A self-confessed unreliable memoir with the tart flavour of 1970's hippie, free-love (sex sex sex), anti-establishment ethos (you can just sense Nixon in the background). It may not, as the cover claims, change your life but the odds are you will never look at a die the same way again. Luke Rhinehart shares a literary cell with Fight Club's Tyler Durden. You decide whether it should be padded.


Rating: 4 stars
Summary: Humourous Story that provides an essential truth
Review: Rhinehart's book provides the reader with engaging story with fairly rich characters to facilitate the assertion of a psycho philosophy. The story is an argument for the idea that nothing is any way. It challenges consensus and really has the reader question their own prejudices, paradigms and morals while entertaining.

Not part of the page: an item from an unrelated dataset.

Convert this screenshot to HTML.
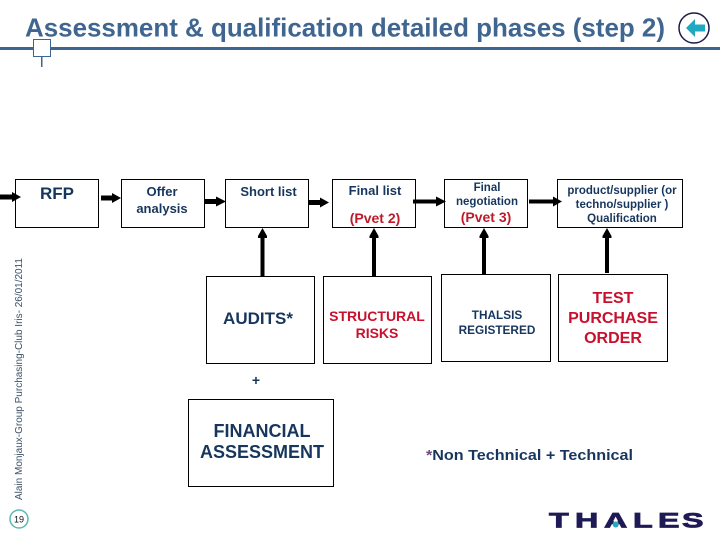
<!DOCTYPE html>
<html><head><meta charset="utf-8"><style>html,body{margin:0;padding:0;background:#fff}svg{display:block}text{font-family:"Liberation Sans",sans-serif}</style></head><body>
<svg width="720" height="540" viewBox="0 0 720 540" xmlns="http://www.w3.org/2000/svg">
<text x="25" y="36.500" font-size="26" font-weight="bold" fill="#3f6690" textLength="640" lengthAdjust="spacingAndGlyphs">Assessment &amp; qualification detailed phases (step 2)</text>
<rect x="0" y="47" width="720" height="3" fill="#3f6690"/>
<rect x="33.500" y="39.500" width="17" height="17" fill="#fff" stroke="#3f6690" stroke-width="1"/>
<rect x="41" y="57" width="1.500" height="10" fill="#3f6690"/>
<circle cx="694" cy="28" r="15" fill="#fff" stroke="#1c1c4a" stroke-width="1.500"/>
<path d="M686 28L695 19V24.500H705V31.500H695V37Z" fill="#1fa9c0"/>
<g fill="#fff" stroke="#000" stroke-width="1">
<rect x="15.500" y="179.500" width="83" height="48"/>
<rect x="121.500" y="179.500" width="83" height="48"/>
<rect x="225.500" y="179.500" width="83" height="48"/>
<rect x="332.500" y="179.500" width="83" height="48"/>
<rect x="444.500" y="179.500" width="83" height="48"/>
<rect x="557.500" y="179.500" width="125" height="48"/>
<rect x="206.500" y="276.500" width="108" height="87"/>
<rect x="323.500" y="276.500" width="108" height="87"/>
<rect x="441.500" y="274.500" width="109" height="87"/>
<rect x="558.500" y="274.500" width="109" height="87"/>
<rect x="188.500" y="399.500" width="145" height="87"/>
</g>
<g fill="#000">
<path d="M0 194.500H12V192L21 197L12 202V199.500H0Z"/>
<path d="M101 195.500H112V193L121 198L112 203V200.500H101Z"/>
<path d="M205 199H216V196.500L226 201.500L216 206.500V204H205Z"/>
<path d="M309 200H320V197.500L329 202.500L320 207.500V205H309Z"/>
<path d="M413 199.500H436V196.500L446 201.500L436 206.500V203.500H413Z"/>
<path d="M529 199.500H553V196.500L562 201.500L553 206.500V203.500H529Z"/>
<path d="M260.500 276V238H258V236L262.500 228L267 236V238H264.500V276Z"/>
<path d="M372 276V238H369.500V236L374 228L378.500 236V238H376V276Z"/>
<path d="M482 275V238H479.500V236L484 228L488.500 236V238H486V275Z"/>
<path d="M605 273V238H602.500V236L607 228L611.500 236V238H609V273Z"/>
</g>
<g text-anchor="middle" font-weight="bold">
<text x="57" y="199" font-size="17" fill="#17365d">RFP</text>
<text x="162" y="196" font-size="13" fill="#17365d">Offer</text>
<text x="162" y="213" font-size="13" fill="#17365d">analysis</text>
<text x="268.500" y="196" font-size="13" fill="#17365d">Short list</text>
<text x="375" y="195" font-size="13" fill="#17365d">Final list</text>
<text x="375" y="223" font-size="14" fill="#c01a2a">(Pvet 2)</text>
<text x="487" y="191" font-size="11.500" fill="#17365d">Final</text>
<text x="487" y="205" font-size="11.500" fill="#17365d">negotiation</text>
<text x="486" y="222" font-size="14" fill="#c01a2a">(Pvet 3)</text>
<text x="622" y="194" font-size="11.500" fill="#17365d">product/supplier (or</text>
<text x="622" y="208" font-size="11.500" fill="#17365d">techno/supplier )</text>
<text x="622" y="222" font-size="11.500" fill="#17365d">Qualification</text>
<text x="258" y="324" font-size="17" fill="#17365d">AUDITS*</text>
<text x="377" y="321" font-size="14" fill="#c8102e">STRUCTURAL</text>
<text x="377" y="338" font-size="14" fill="#c8102e">RISKS</text>
<text x="497" y="319" font-size="11.800" fill="#17365d">THALSIS</text>
<text x="497" y="334" font-size="11.800" fill="#17365d">REGISTERED</text>
<text x="613" y="303" font-size="16" fill="#c8102e">TEST</text>
<text x="613" y="323" font-size="16" fill="#c8102e">PURCHASE</text>
<text x="613" y="343" font-size="16" fill="#c8102e">ORDER</text>
<text x="256" y="385" font-size="14" fill="#17365d">+</text>
<text x="262" y="437" font-size="18" fill="#17365d">FINANCIAL</text>
<text x="262" y="458" font-size="18" fill="#17365d">ASSESSMENT</text>
</g>
<text x="426" y="460" font-size="15" font-weight="bold" fill="#17365d" textLength="207" lengthAdjust="spacingAndGlyphs"><tspan fill="#6b4a7a">*</tspan>Non Technical + Technical</text>
<text transform="translate(22 500) rotate(-90)" font-size="10" fill="#3a4f66" textLength="242" lengthAdjust="spacingAndGlyphs">Alain Monjaux-Group Purchasing-Club Iris- 26/01/2011</text>
<circle cx="19" cy="519" r="9" fill="#fff" stroke="#5cb8b2" stroke-width="1.500"/>
<text x="19" y="522.500" font-size="9" text-anchor="middle" fill="#111">19</text>
<text transform="scale(1.5 1)" x="366 383.300 402.700 422 438.700 454.700" y="527.500" font-size="21.500" font-weight="bold" fill="#1f1a55" stroke="#1f1a55" stroke-width="0.800">THALES</text>
<path d="M615.700 517.500L610.500 529H621Z" fill="#fff"/>
<circle cx="615.700" cy="524.500" r="3" fill="#2aa7bb"/>
</svg>
</body></html>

This book would be in a genre of self-help-fiction-philosophy.

Rating: 5 stars
Summary: Die Will Be Done
Review: This is one of the most hilarious novels I've ever read despite all of the type-o's and incorrect grammar, but maybe the mistakes were intentional, who knows. I must say that I've never read a novel as pornographic as this one. All the sex might have had the effect of overshadowing what is truly an amazing philosophical idea and this might be the reason for its being dismissed by the public. For me this novel gives me courage to face my own pending schizophrenia. All of us are born with a splintered, spontaneous, amorphous being which is subsequently suppressed into unity by our parents, school, and all of society. The die, Rhinehart believes, is a tool that helps us return to that innocent splintered state, where anything is possible. Through conscientious dice play, a man should reach the point where there is no opposition between randomness and your own mind. Your mind, essentially, becomes the die, and all of your repressed selves are given equal opportunity to reign. The unified self is then broken and one achieves a Zen-like enlightenment. So in the end, we come to realize that there is no you, there is no me. Everything's a lie including the words we use. And once we kill our incessant need for order and simplification, only then can true learning begin.

Rating: 1 stars
Summary: Making the Rhinehart Erhard Connection
Review: Luke pushes you to the limit of your own logic, slowly making you understand him. You end up embracing his logic only so he can take you places you'd never go. Sort of in a Nabokov way, you become Humbert Humbert, only to realize that in this case, Lolita is your own destiny, and you are messing with her in ways you really shouldn't. And it's so funny, it's addictive.